**WHAT IS EXPECTED:** Skip all pictures, then print the remaining material exactly.

[begin DATASET EXCERPT]

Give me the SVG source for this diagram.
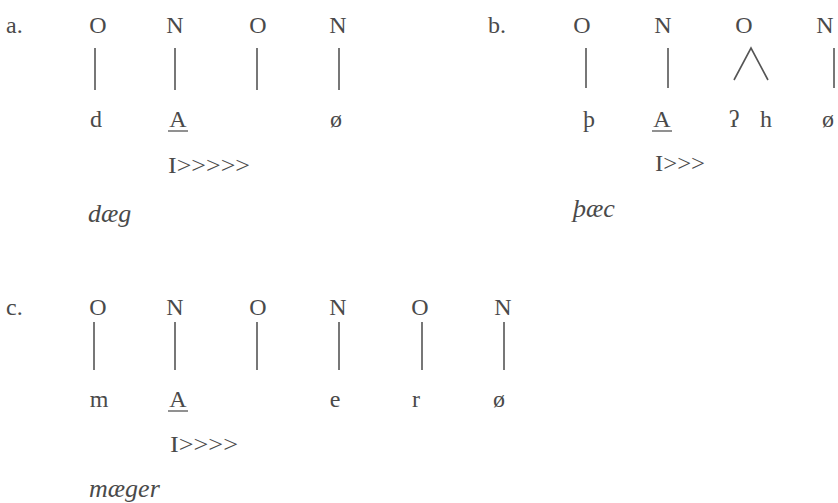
<svg xmlns="http://www.w3.org/2000/svg" width="838" height="503" viewBox="0 0 838 503">
  <style>
    text { font-family: "Liberation Serif", "Times New Roman", serif; font-size: 24px; fill: #4a4a4a; }
    .c { text-anchor: middle; }
    .it { font-style: italic; font-size: 26px; }
    .ln { stroke: #555; stroke-width: 1.6; fill: none; }
    .ul { stroke: #555; stroke-width: 1.3; }
  </style>
  <rect width="838" height="503" fill="#fff"/>

  <!-- (a) dæg -->
  <g id="ex-a">
    <text x="6" y="33">a.</text>
    <g id="a-skeleton">
      <text class="c" x="98" y="33">O</text>
      <text class="c" x="175" y="33">N</text>
      <text class="c" x="258" y="33">O</text>
      <text class="c" x="338" y="33">N</text>
    </g>
    <g id="a-melody">
      <text class="c" x="96" y="127">d</text>
      <text class="c" x="178" y="127">A</text>
      <line class="ul" x1="168" y1="131" x2="188" y2="131"/>
      <text class="c" x="336" y="127">ø</text>
    </g>
    <text id="a-spread" x="168" y="173" textLength="82" lengthAdjust="spacingAndGlyphs">I&gt;&gt;&gt;&gt;&gt;</text>
    <text id="a-word" class="it" x="88" y="222">dæg</text>
  </g>

  <!-- (b) þæc -->
  <g id="ex-b">
    <text x="488" y="33">b.</text>
    <g id="b-skeleton">
      <text class="c" x="582" y="33">O</text>
      <text class="c" x="663" y="33">N</text>
      <text class="c" x="744" y="33">O</text>
      <text class="c" x="825" y="33">N</text>
    </g>
    <g id="b-melody">
      <text class="c" x="589" y="127">þ</text>
      <text class="c" x="662" y="127">A</text>
      <line class="ul" x1="652" y1="131" x2="672" y2="131"/>
      <text class="c" x="734" y="127">ʔ</text>
      <text class="c" x="766" y="127">h</text>
      <text class="c" x="828" y="127">ø</text>
    </g>
    <text id="b-spread" x="655" y="171" textLength="50" lengthAdjust="spacingAndGlyphs">I&gt;&gt;&gt;</text>
    <text id="b-word" class="it" x="573" y="217">þæc</text>
  </g>

  <!-- (c) mæger -->
  <g id="ex-c">
    <text x="6" y="315">c.</text>
    <g id="c-skeleton">
      <text class="c" x="98" y="315">O</text>
      <text class="c" x="175" y="315">N</text>
      <text class="c" x="258" y="315">O</text>
      <text class="c" x="338" y="315">N</text>
      <text class="c" x="420" y="315">O</text>
      <text class="c" x="503" y="315">N</text>
    </g>
    <g id="c-melody">
      <text class="c" x="99" y="407">m</text>
      <text class="c" x="178" y="407">A</text>
      <line class="ul" x1="168" y1="411" x2="188" y2="411"/>
      <text class="c" x="335" y="407">e</text>
      <text class="c" x="416" y="407">r</text>
      <text class="c" x="499" y="407">ø</text>
    </g>
    <text id="c-spread" x="170" y="452" textLength="68" lengthAdjust="spacingAndGlyphs">I&gt;&gt;&gt;&gt;</text>
    <text id="c-word" class="it" x="89" y="497">mæger</text>
  </g>

  <!-- association lines -->
  <g id="connectors">
    <line class="ln" x1="95" y1="48" x2="95" y2="90"/>
    <line class="ln" x1="175" y1="48" x2="175" y2="90"/>
    <line class="ln" x1="257" y1="48" x2="257" y2="90"/>
    <line class="ln" x1="339" y1="48" x2="339" y2="90"/>

    <line class="ln" x1="586" y1="48" x2="586" y2="88"/>
    <line class="ln" x1="668" y1="48" x2="668" y2="88"/>
    <polyline class="ln" points="734,80 751,48 768,80"/>
    <line class="ln" x1="834" y1="48" x2="834" y2="88"/>

    <line class="ln" x1="94" y1="322" x2="94" y2="370"/>
    <line class="ln" x1="175" y1="322" x2="175" y2="370"/>
    <line class="ln" x1="257" y1="322" x2="257" y2="370"/>
    <line class="ln" x1="339" y1="322" x2="339" y2="370"/>
    <line class="ln" x1="422" y1="322" x2="422" y2="370"/>
    <line class="ln" x1="504" y1="322" x2="504" y2="370"/>
  </g>
</svg>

[end DATASET EXCERPT]

**TASK SOLUTION:**
Give me the SVG source for this diagram.
<svg xmlns="http://www.w3.org/2000/svg" width="838" height="503" viewBox="0 0 838 503">
  <style>
    text { font-family: "Liberation Serif", "Times New Roman", serif; font-size: 24px; fill: #4a4a4a; }
    .c { text-anchor: middle; }
    .it { font-style: italic; font-size: 26px; }
    .ln { stroke: #555; stroke-width: 1.6; fill: none; }
    .ul { stroke: #555; stroke-width: 1.3; }
  </style>
  <rect width="838" height="503" fill="#fff"/>

  <!-- (a) dæg -->
  <g id="ex-a">
    <text x="6" y="33">a.</text>
    <g id="a-skeleton">
      <text class="c" x="98" y="33">O</text>
      <text class="c" x="175" y="33">N</text>
      <text class="c" x="258" y="33">O</text>
      <text class="c" x="338" y="33">N</text>
    </g>
    <g id="a-melody">
      <text class="c" x="96" y="127">d</text>
      <text class="c" x="178" y="127">A</text>
      <line class="ul" x1="168" y1="131" x2="188" y2="131"/>
      <text class="c" x="336" y="127">ø</text>
    </g>
    <text id="a-spread" x="168" y="173" textLength="82" lengthAdjust="spacingAndGlyphs">I&gt;&gt;&gt;&gt;&gt;</text>
    <text id="a-word" class="it" x="88" y="222">dæg</text>
  </g>

  <!-- (b) þæc -->
  <g id="ex-b">
    <text x="488" y="33">b.</text>
    <g id="b-skeleton">
      <text class="c" x="582" y="33">O</text>
      <text class="c" x="663" y="33">N</text>
      <text class="c" x="744" y="33">O</text>
      <text class="c" x="825" y="33">N</text>
    </g>
    <g id="b-melody">
      <text class="c" x="589" y="127">þ</text>
      <text class="c" x="662" y="127">A</text>
      <line class="ul" x1="652" y1="131" x2="672" y2="131"/>
      <text class="c" x="734" y="127">ʔ</text>
      <text class="c" x="766" y="127">h</text>
      <text class="c" x="828" y="127">ø</text>
    </g>
    <text id="b-spread" x="655" y="171" textLength="50" lengthAdjust="spacingAndGlyphs">I&gt;&gt;&gt;</text>
    <text id="b-word" class="it" x="573" y="217">þæc</text>
  </g>

  <!-- (c) mæger -->
  <g id="ex-c">
    <text x="6" y="315">c.</text>
    <g id="c-skeleton">
      <text class="c" x="98" y="315">O</text>
      <text class="c" x="175" y="315">N</text>
      <text class="c" x="258" y="315">O</text>
      <text class="c" x="338" y="315">N</text>
      <text class="c" x="420" y="315">O</text>
      <text class="c" x="503" y="315">N</text>
    </g>
    <g id="c-melody">
      <text class="c" x="99" y="407">m</text>
      <text class="c" x="178" y="407">A</text>
      <line class="ul" x1="168" y1="411" x2="188" y2="411"/>
      <text class="c" x="335" y="407">e</text>
      <text class="c" x="416" y="407">r</text>
      <text class="c" x="499" y="407">ø</text>
    </g>
    <text id="c-spread" x="170" y="452" textLength="68" lengthAdjust="spacingAndGlyphs">I&gt;&gt;&gt;&gt;</text>
    <text id="c-word" class="it" x="89" y="497">mæger</text>
  </g>

  <!-- association lines -->
  <g id="connectors">
    <line class="ln" x1="95" y1="48" x2="95" y2="90"/>
    <line class="ln" x1="175" y1="48" x2="175" y2="90"/>
    <line class="ln" x1="257" y1="48" x2="257" y2="90"/>
    <line class="ln" x1="339" y1="48" x2="339" y2="90"/>

    <line class="ln" x1="586" y1="48" x2="586" y2="88"/>
    <line class="ln" x1="668" y1="48" x2="668" y2="88"/>
    <polyline class="ln" points="734,80 751,48 768,80"/>
    <line class="ln" x1="834" y1="48" x2="834" y2="88"/>

    <line class="ln" x1="94" y1="322" x2="94" y2="370"/>
    <line class="ln" x1="175" y1="322" x2="175" y2="370"/>
    <line class="ln" x1="257" y1="322" x2="257" y2="370"/>
    <line class="ln" x1="339" y1="322" x2="339" y2="370"/>
    <line class="ln" x1="422" y1="322" x2="422" y2="370"/>
    <line class="ln" x1="504" y1="322" x2="504" y2="370"/>
  </g>
</svg>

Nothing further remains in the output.